Figure scripts:
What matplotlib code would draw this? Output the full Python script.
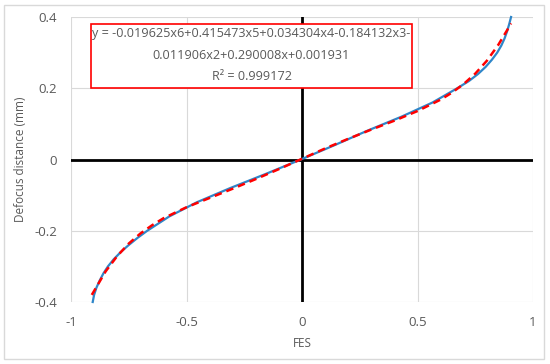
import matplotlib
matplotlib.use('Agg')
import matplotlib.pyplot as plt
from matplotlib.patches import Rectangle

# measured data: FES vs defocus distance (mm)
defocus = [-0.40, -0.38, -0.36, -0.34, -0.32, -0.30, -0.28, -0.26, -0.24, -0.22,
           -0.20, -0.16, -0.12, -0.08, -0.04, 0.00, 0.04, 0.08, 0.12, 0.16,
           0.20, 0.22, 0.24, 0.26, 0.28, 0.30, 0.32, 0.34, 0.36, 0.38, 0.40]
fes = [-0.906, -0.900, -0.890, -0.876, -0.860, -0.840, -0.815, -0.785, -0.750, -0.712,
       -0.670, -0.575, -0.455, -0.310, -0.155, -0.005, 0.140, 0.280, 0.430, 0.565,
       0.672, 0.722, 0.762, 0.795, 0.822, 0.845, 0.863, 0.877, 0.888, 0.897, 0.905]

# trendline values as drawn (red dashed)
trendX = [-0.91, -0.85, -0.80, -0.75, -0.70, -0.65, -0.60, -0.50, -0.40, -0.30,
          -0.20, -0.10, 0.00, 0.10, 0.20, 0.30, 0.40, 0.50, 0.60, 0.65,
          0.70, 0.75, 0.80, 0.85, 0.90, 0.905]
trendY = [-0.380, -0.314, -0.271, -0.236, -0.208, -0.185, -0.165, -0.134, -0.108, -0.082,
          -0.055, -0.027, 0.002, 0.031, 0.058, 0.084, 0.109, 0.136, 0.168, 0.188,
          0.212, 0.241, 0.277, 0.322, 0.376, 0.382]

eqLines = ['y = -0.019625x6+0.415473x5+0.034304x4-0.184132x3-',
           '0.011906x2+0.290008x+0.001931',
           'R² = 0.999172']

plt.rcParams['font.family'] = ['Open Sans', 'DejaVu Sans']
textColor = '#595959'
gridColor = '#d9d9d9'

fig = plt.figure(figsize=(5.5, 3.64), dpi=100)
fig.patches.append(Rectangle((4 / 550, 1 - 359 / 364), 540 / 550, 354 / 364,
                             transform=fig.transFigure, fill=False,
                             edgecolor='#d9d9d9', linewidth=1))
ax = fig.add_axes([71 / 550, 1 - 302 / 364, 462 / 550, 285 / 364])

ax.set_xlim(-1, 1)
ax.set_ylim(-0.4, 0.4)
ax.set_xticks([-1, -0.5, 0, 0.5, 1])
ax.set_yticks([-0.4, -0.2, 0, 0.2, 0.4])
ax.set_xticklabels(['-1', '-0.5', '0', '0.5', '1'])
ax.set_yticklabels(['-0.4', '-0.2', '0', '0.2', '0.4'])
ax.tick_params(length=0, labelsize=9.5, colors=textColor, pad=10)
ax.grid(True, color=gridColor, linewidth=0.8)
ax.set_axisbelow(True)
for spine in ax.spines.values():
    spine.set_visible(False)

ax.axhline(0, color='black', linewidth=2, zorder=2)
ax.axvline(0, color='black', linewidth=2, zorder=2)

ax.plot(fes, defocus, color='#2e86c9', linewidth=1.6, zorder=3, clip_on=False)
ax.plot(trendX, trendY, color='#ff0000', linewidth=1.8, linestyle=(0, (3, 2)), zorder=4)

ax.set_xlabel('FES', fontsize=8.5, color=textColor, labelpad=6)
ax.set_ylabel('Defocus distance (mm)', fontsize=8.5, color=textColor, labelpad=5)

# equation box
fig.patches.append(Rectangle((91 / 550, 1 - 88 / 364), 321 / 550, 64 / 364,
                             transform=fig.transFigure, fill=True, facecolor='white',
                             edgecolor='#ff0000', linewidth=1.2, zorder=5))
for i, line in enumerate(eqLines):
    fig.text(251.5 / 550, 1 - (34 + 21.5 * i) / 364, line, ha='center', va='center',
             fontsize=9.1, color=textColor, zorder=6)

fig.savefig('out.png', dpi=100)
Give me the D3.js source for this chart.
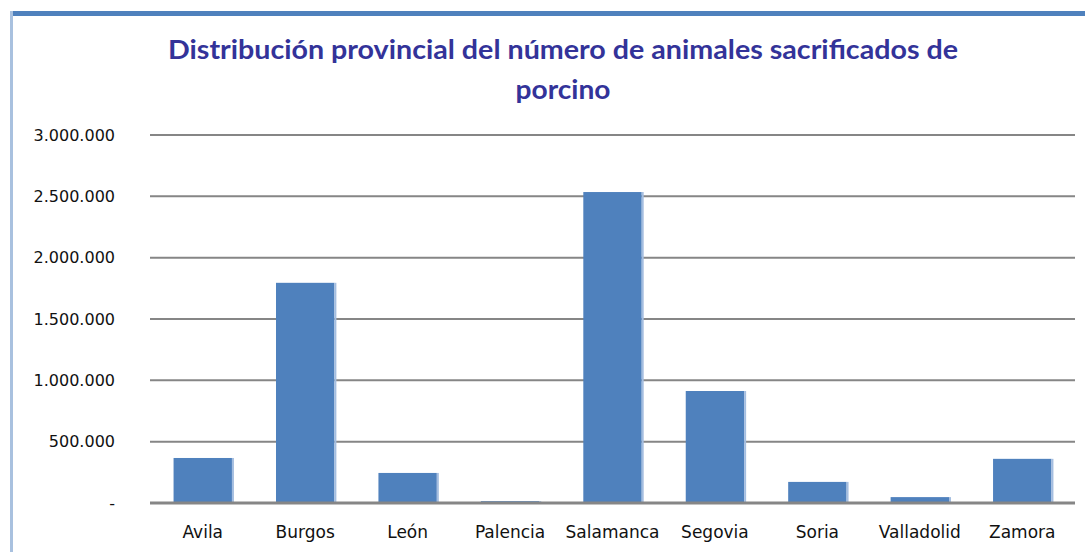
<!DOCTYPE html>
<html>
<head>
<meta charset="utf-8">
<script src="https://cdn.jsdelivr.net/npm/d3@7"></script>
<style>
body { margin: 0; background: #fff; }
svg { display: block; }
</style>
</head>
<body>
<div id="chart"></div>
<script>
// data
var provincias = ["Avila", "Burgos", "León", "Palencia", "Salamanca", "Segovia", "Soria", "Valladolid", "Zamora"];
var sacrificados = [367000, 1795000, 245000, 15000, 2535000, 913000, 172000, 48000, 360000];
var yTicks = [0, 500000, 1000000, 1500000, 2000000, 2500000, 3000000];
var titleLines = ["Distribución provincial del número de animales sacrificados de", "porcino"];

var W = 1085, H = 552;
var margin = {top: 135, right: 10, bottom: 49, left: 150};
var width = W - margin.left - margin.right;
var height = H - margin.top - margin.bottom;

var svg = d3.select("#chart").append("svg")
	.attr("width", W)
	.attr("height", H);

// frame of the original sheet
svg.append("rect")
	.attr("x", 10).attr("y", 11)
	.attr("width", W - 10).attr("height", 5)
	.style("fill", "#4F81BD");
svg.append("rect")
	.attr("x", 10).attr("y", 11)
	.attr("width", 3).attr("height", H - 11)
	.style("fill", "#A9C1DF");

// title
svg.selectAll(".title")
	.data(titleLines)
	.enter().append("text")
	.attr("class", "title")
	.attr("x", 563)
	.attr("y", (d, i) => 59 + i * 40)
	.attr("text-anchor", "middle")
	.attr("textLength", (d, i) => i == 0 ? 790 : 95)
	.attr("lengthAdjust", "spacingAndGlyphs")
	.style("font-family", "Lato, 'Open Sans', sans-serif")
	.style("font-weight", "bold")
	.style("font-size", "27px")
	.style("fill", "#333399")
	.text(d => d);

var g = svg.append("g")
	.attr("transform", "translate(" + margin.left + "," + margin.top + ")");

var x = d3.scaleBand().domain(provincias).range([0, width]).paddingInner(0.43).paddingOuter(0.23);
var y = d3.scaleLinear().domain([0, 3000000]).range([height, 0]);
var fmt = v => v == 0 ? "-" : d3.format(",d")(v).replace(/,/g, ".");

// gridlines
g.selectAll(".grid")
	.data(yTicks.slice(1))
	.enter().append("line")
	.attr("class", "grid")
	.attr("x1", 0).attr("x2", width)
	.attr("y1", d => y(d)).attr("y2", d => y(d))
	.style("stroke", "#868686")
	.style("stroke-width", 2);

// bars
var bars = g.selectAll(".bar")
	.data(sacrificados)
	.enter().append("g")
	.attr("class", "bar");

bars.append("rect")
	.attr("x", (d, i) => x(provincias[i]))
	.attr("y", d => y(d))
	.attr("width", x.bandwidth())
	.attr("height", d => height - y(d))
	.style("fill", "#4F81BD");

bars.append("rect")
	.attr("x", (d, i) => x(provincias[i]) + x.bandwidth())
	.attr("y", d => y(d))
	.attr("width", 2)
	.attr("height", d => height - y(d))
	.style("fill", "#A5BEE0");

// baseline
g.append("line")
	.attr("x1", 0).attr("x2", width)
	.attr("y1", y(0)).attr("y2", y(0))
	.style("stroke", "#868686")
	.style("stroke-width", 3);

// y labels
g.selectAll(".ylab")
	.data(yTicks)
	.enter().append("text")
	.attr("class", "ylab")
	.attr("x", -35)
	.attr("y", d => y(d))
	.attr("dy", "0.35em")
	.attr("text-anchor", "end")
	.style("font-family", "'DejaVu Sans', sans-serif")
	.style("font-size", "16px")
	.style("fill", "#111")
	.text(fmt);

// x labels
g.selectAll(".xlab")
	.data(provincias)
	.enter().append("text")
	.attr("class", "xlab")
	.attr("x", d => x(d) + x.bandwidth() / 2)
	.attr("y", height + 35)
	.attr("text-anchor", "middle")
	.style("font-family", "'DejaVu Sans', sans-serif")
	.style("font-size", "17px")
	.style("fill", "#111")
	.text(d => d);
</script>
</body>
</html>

WRITTEN TASK: Print the entries as they stand, first line through the line holding "gridColor = '#d9d9d9'", with every picture removed.

ANSWER TO THIS PROBLEM:
What matplotlib code would draw this? Output the full Python script.
import matplotlib
matplotlib.use('Agg')
import matplotlib.pyplot as plt
from matplotlib.patches import Rectangle

# measured data: FES vs defocus distance (mm)
defocus = [-0.40, -0.38, -0.36, -0.34, -0.32, -0.30, -0.28, -0.26, -0.24, -0.22,
           -0.20, -0.16, -0.12, -0.08, -0.04, 0.00, 0.04, 0.08, 0.12, 0.16,
           0.20, 0.22, 0.24, 0.26, 0.28, 0.30, 0.32, 0.34, 0.36, 0.38, 0.40]
fes = [-0.906, -0.900, -0.890, -0.876, -0.860, -0.840, -0.815, -0.785, -0.750, -0.712,
       -0.670, -0.575, -0.455, -0.310, -0.155, -0.005, 0.140, 0.280, 0.430, 0.565,
       0.672, 0.722, 0.762, 0.795, 0.822, 0.845, 0.863, 0.877, 0.888, 0.897, 0.905]

# trendline values as drawn (red dashed)
trendX = [-0.91, -0.85, -0.80, -0.75, -0.70, -0.65, -0.60, -0.50, -0.40, -0.30,
          -0.20, -0.10, 0.00, 0.10, 0.20, 0.30, 0.40, 0.50, 0.60, 0.65,
          0.70, 0.75, 0.80, 0.85, 0.90, 0.905]
trendY = [-0.380, -0.314, -0.271, -0.236, -0.208, -0.185, -0.165, -0.134, -0.108, -0.082,
          -0.055, -0.027, 0.002, 0.031, 0.058, 0.084, 0.109, 0.136, 0.168, 0.188,
          0.212, 0.241, 0.277, 0.322, 0.376, 0.382]

eqLines = ['y = -0.019625x6+0.415473x5+0.034304x4-0.184132x3-',
           '0.011906x2+0.290008x+0.001931',
           'R² = 0.999172']

plt.rcParams['font.family'] = ['Open Sans', 'DejaVu Sans']
textColor = '#595959'
gridColor = '#d9d9d9'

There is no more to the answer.